I found myself, quite unexpectedly, staring down a hospital corridor, its white floor and ceiling and beige walls, now in recollection, bleached at their edges as if glimpsed through a thin cloud’s brief eclipse. Nurses and technicians walked purposefully past on unguessed errands, progressing, with each step, further into the frayed perimeter of my awareness. Mystery herself had descended, it seemed, blanketing my surroundings and the course that led me to them in impenetrable inscrutability, and distressing me with contra-compatible sensations: disorientation and déjà vu.
In the flash of a passed moment, though some time later, I saw the face of my wife emerging from the surrounding blur. Immediately, the emotional warmth of joy and relief flushed my cheeks as if I were being rescued against hope from an unjust exile in the maddening dark of Plato’s allegorical cave. I embraced my rescuer with tearful gratitude, but our words faded into the blankness that followed.
The cycle did eventually erode, and I began to retain and accumulate pieces of its narrative. But there were very humbling moments. For example, according to my wife, it took some time to convince me, in my state of temporary anterograde amnesia, that I was not a doctor in the hospital, but rather an undergraduate student at the nearby college. My strong desire to practice medicine was foremost in my mind, but the details of my daily life seemed far away, as if in distant memory. The eventual comprehension of my status was colored by both amusement at my confusion and disappointment proportional to the daunting duration of the medical training that, I realized, still lay ahead.

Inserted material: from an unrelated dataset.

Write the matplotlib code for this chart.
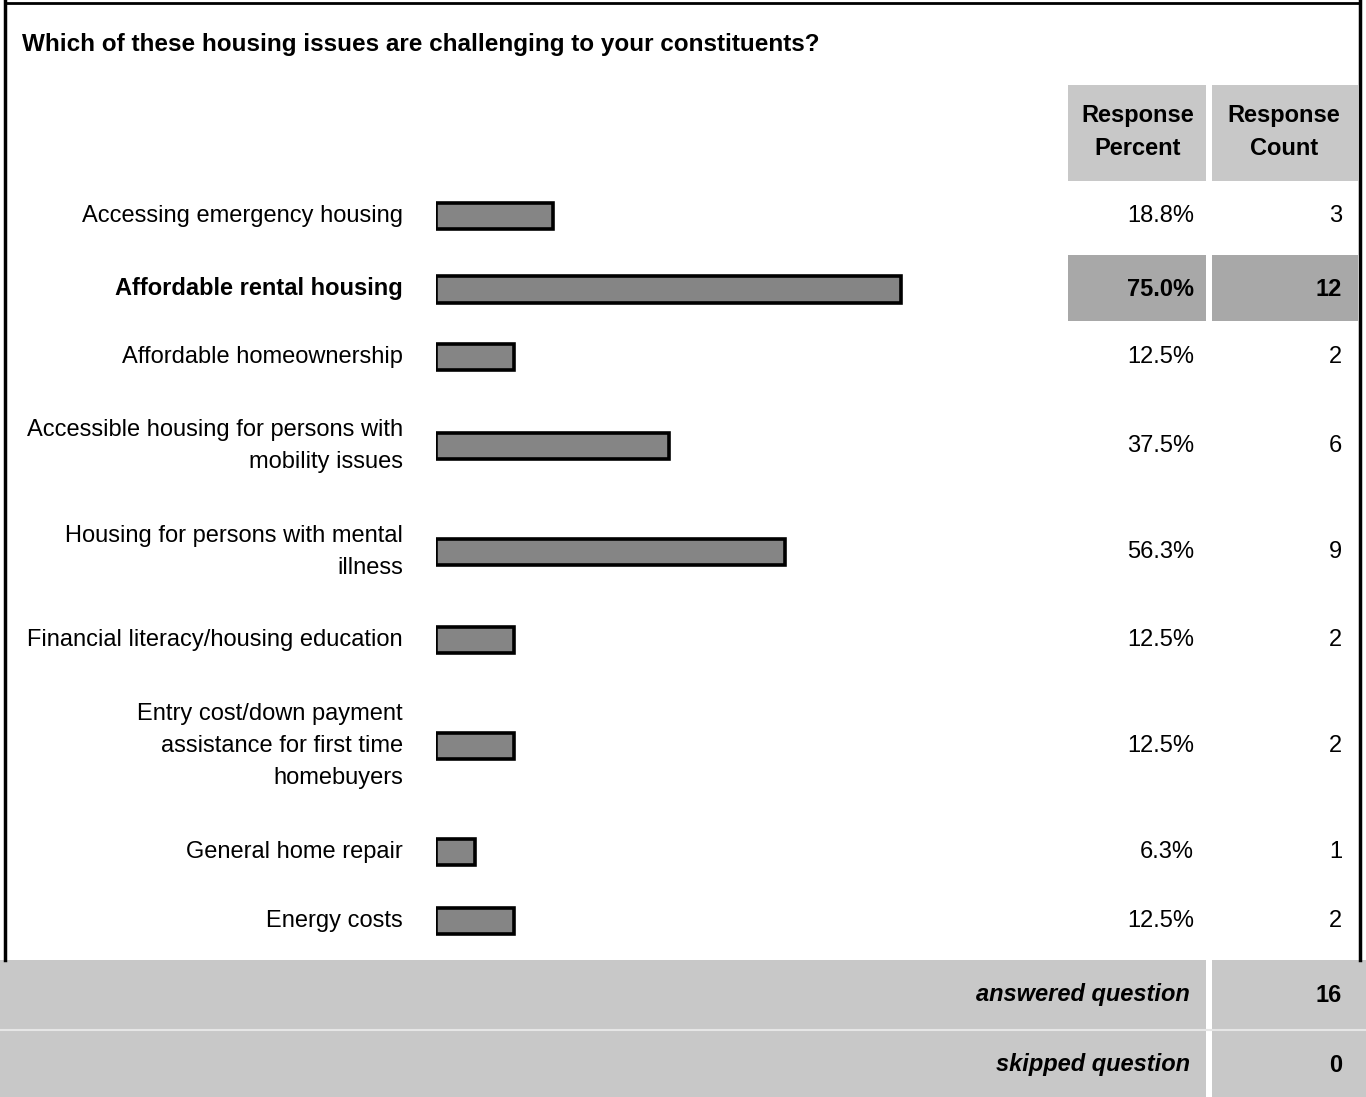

Within twenty-four hours, I had regained most of my memory and could establish new ones as well. Though short, the experience changed my outlook in several ways. Most significant for my future patients, I experienced some part of the shock and panic that can come with traumatic stress and medical emergencies, and the disorientation that a patient may feel when thrust into a medical setting. During my brief hospital stay, I saw my condition not as a presentation of symptoms to be differentially diagnosed, but as a personal crisis, with consequences extending into every aspect of my life and affecting every relationship. I have now seen the divergence of perspectives between providers and their patients from both sides, and I believe I will be better able, in part because of this humbling experience, to bridge the potential divide by empathizing with my patients’ psychosocial and emotional needs, while also treating their disease.